#### [Task statement]
Leave out the pictures and print only the lines from the one with "Write a Python" through the one with "69.8, 82.4, 129.7]", exactly as they are.

[Source code of charts]
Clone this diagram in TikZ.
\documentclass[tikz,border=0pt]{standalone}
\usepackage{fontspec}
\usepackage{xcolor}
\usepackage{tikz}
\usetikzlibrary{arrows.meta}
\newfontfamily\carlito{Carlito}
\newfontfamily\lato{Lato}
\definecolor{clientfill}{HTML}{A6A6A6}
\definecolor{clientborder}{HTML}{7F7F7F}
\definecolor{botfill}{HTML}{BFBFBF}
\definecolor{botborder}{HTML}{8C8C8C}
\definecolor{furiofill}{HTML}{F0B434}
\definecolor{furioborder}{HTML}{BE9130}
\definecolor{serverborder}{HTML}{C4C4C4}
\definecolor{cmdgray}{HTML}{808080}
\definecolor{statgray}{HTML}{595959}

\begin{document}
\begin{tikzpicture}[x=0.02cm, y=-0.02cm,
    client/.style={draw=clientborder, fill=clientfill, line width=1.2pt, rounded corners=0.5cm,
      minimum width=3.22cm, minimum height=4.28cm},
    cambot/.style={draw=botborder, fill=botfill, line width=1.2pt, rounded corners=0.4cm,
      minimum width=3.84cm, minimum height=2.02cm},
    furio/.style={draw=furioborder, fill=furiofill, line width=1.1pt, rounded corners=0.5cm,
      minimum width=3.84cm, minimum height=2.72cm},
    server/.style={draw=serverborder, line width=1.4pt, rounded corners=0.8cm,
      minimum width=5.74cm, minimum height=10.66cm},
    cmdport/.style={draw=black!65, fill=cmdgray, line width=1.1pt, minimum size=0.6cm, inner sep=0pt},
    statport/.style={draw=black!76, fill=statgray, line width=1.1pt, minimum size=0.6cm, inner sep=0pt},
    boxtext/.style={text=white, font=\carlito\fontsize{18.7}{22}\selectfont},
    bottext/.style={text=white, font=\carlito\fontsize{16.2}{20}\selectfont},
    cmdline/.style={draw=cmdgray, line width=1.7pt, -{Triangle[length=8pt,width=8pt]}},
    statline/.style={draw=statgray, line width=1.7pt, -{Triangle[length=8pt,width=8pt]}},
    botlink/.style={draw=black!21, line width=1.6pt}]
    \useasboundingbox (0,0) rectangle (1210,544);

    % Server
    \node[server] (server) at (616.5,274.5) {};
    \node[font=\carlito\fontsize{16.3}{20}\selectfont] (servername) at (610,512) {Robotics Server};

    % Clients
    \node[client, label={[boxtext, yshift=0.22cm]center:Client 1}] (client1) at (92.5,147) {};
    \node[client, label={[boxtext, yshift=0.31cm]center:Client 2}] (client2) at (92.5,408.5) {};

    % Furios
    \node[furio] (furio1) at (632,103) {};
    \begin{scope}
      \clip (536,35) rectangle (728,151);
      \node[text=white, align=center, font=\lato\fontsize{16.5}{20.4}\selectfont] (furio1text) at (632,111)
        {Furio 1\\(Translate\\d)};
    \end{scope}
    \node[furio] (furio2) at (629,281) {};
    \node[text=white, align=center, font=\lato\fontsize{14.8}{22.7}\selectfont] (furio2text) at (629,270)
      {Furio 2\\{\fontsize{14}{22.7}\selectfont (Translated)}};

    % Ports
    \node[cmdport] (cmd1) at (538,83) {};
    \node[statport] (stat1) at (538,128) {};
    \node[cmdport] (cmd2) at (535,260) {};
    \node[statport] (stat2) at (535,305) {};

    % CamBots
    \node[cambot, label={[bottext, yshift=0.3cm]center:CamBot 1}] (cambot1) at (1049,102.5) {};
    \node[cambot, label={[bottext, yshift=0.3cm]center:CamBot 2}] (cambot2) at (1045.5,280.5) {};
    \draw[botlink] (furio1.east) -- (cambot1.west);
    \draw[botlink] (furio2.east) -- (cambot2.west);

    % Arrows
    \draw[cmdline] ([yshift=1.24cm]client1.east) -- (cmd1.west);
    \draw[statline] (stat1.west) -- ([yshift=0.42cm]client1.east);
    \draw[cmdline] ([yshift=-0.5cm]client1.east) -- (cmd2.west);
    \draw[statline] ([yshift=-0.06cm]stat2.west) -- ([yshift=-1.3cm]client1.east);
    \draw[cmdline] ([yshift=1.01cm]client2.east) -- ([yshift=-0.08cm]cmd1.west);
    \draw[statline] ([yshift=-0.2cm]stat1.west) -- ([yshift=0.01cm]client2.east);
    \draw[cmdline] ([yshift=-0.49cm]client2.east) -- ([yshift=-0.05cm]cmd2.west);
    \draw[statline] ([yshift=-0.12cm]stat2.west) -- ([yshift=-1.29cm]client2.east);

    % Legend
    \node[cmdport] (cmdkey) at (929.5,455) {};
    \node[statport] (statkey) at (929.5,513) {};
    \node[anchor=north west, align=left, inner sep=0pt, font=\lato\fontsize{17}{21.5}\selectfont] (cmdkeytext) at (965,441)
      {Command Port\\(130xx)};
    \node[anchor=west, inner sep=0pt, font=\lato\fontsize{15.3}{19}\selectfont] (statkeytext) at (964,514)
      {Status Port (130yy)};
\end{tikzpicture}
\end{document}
...
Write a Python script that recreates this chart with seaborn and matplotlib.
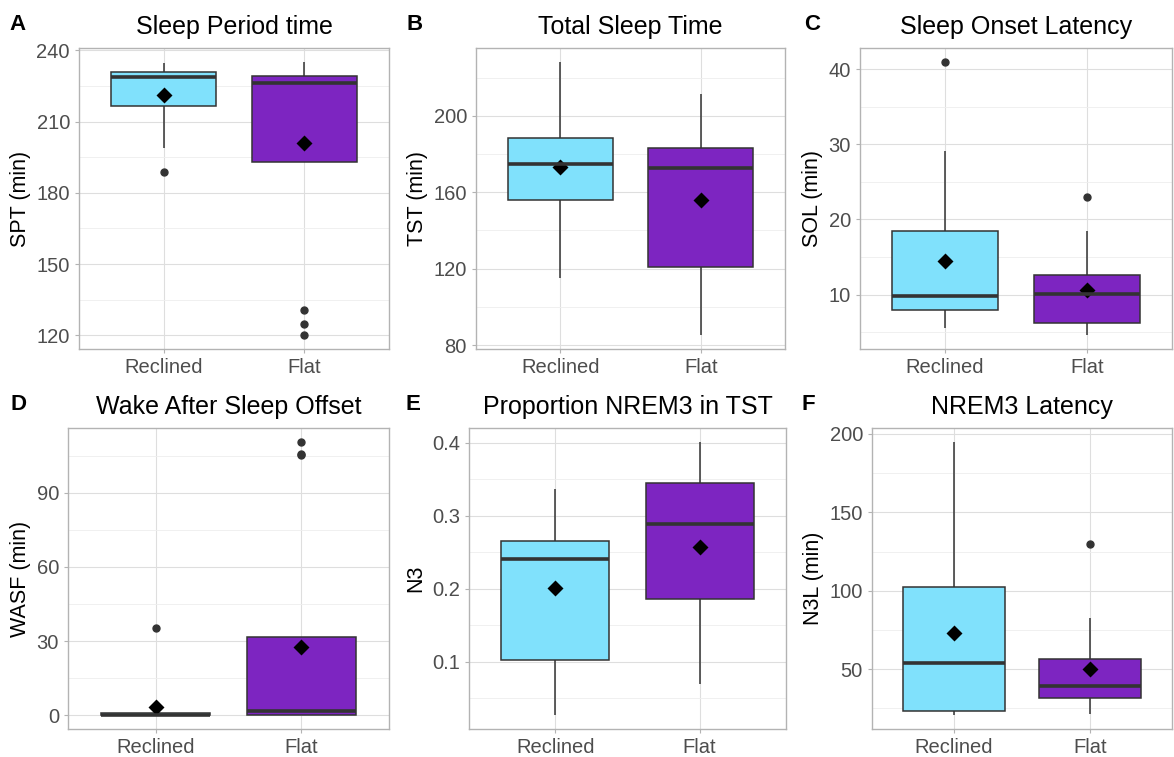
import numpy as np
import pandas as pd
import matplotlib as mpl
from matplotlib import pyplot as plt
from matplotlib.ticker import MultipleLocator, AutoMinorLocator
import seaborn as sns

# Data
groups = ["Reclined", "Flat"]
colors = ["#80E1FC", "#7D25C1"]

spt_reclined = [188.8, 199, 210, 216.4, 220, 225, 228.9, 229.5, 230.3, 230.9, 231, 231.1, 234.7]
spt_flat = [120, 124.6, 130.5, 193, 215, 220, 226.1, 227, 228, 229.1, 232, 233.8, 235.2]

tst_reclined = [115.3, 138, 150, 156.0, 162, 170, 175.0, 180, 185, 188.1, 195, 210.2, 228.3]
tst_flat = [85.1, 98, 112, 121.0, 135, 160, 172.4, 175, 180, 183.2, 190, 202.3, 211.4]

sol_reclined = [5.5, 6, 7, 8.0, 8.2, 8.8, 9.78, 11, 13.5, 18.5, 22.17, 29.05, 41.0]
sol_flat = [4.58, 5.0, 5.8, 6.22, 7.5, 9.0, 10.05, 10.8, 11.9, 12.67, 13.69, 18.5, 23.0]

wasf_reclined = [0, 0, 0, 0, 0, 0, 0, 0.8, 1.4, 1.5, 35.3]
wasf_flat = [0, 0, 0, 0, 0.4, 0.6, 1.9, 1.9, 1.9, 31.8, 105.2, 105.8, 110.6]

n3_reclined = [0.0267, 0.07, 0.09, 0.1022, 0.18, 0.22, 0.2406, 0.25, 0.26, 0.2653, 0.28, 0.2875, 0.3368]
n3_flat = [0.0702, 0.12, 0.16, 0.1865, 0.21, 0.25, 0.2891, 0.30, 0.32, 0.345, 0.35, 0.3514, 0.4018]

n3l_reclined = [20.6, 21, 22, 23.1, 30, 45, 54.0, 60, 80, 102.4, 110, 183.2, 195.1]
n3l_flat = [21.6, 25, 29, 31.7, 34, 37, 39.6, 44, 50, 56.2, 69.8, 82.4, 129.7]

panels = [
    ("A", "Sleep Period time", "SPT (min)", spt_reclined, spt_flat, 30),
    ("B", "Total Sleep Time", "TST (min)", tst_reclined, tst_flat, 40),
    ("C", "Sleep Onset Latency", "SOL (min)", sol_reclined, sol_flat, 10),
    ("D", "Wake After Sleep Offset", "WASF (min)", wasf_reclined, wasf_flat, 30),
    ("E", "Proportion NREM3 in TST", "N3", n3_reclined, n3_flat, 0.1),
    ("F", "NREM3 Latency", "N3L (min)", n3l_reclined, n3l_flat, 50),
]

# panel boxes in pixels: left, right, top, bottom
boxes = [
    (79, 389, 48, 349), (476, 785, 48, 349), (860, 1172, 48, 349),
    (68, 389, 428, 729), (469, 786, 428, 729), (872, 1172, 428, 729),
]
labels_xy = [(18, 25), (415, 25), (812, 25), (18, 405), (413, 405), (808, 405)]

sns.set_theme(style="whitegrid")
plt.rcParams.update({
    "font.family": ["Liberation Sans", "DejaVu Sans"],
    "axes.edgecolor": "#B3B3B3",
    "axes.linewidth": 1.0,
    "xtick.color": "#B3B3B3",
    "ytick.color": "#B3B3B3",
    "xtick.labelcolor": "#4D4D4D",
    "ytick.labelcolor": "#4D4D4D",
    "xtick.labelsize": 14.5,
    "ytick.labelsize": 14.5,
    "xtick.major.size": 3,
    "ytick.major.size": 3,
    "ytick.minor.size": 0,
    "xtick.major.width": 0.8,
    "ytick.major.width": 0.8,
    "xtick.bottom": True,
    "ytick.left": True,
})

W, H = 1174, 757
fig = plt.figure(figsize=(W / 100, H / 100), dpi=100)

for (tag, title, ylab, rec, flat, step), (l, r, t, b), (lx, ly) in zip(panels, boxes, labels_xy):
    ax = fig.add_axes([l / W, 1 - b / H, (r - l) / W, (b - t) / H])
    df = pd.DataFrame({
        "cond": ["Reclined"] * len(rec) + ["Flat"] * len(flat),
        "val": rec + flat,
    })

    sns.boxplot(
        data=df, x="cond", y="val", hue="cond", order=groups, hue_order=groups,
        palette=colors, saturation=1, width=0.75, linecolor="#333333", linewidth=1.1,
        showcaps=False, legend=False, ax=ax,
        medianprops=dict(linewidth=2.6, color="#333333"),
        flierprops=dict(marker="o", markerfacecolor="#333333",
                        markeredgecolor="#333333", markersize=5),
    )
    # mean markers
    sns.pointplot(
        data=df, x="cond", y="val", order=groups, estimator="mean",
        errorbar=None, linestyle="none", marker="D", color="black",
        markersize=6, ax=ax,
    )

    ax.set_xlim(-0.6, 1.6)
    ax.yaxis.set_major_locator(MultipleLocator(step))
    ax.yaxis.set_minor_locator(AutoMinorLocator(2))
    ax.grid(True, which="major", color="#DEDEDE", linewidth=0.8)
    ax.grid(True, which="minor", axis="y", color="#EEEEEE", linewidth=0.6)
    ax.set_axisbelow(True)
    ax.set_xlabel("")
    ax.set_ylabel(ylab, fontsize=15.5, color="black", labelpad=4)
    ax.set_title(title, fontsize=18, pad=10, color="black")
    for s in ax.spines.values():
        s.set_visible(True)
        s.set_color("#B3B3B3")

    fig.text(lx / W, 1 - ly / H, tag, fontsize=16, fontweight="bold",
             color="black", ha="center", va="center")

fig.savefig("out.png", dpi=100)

#### [Answer in full]
Write a Python script that recreates this chart with seaborn and matplotlib.
import numpy as np
import pandas as pd
import matplotlib as mpl
from matplotlib import pyplot as plt
from matplotlib.ticker import MultipleLocator, AutoMinorLocator
import seaborn as sns

# Data
groups = ["Reclined", "Flat"]
colors = ["#80E1FC", "#7D25C1"]

spt_reclined = [188.8, 199, 210, 216.4, 220, 225, 228.9, 229.5, 230.3, 230.9, 231, 231.1, 234.7]
spt_flat = [120, 124.6, 130.5, 193, 215, 220, 226.1, 227, 228, 229.1, 232, 233.8, 235.2]

tst_reclined = [115.3, 138, 150, 156.0, 162, 170, 175.0, 180, 185, 188.1, 195, 210.2, 228.3]
tst_flat = [85.1, 98, 112, 121.0, 135, 160, 172.4, 175, 180, 183.2, 190, 202.3, 211.4]

sol_reclined = [5.5, 6, 7, 8.0, 8.2, 8.8, 9.78, 11, 13.5, 18.5, 22.17, 29.05, 41.0]
sol_flat = [4.58, 5.0, 5.8, 6.22, 7.5, 9.0, 10.05, 10.8, 11.9, 12.67, 13.69, 18.5, 23.0]

wasf_reclined = [0, 0, 0, 0, 0, 0, 0, 0.8, 1.4, 1.5, 35.3]
wasf_flat = [0, 0, 0, 0, 0.4, 0.6, 1.9, 1.9, 1.9, 31.8, 105.2, 105.8, 110.6]

n3_reclined = [0.0267, 0.07, 0.09, 0.1022, 0.18, 0.22, 0.2406, 0.25, 0.26, 0.2653, 0.28, 0.2875, 0.3368]
n3_flat = [0.0702, 0.12, 0.16, 0.1865, 0.21, 0.25, 0.2891, 0.30, 0.32, 0.345, 0.35, 0.3514, 0.4018]

n3l_reclined = [20.6, 21, 22, 23.1, 30, 45, 54.0, 60, 80, 102.4, 110, 183.2, 195.1]
n3l_flat = [21.6, 25, 29, 31.7, 34, 37, 39.6, 44, 50, 56.2, 69.8, 82.4, 129.7]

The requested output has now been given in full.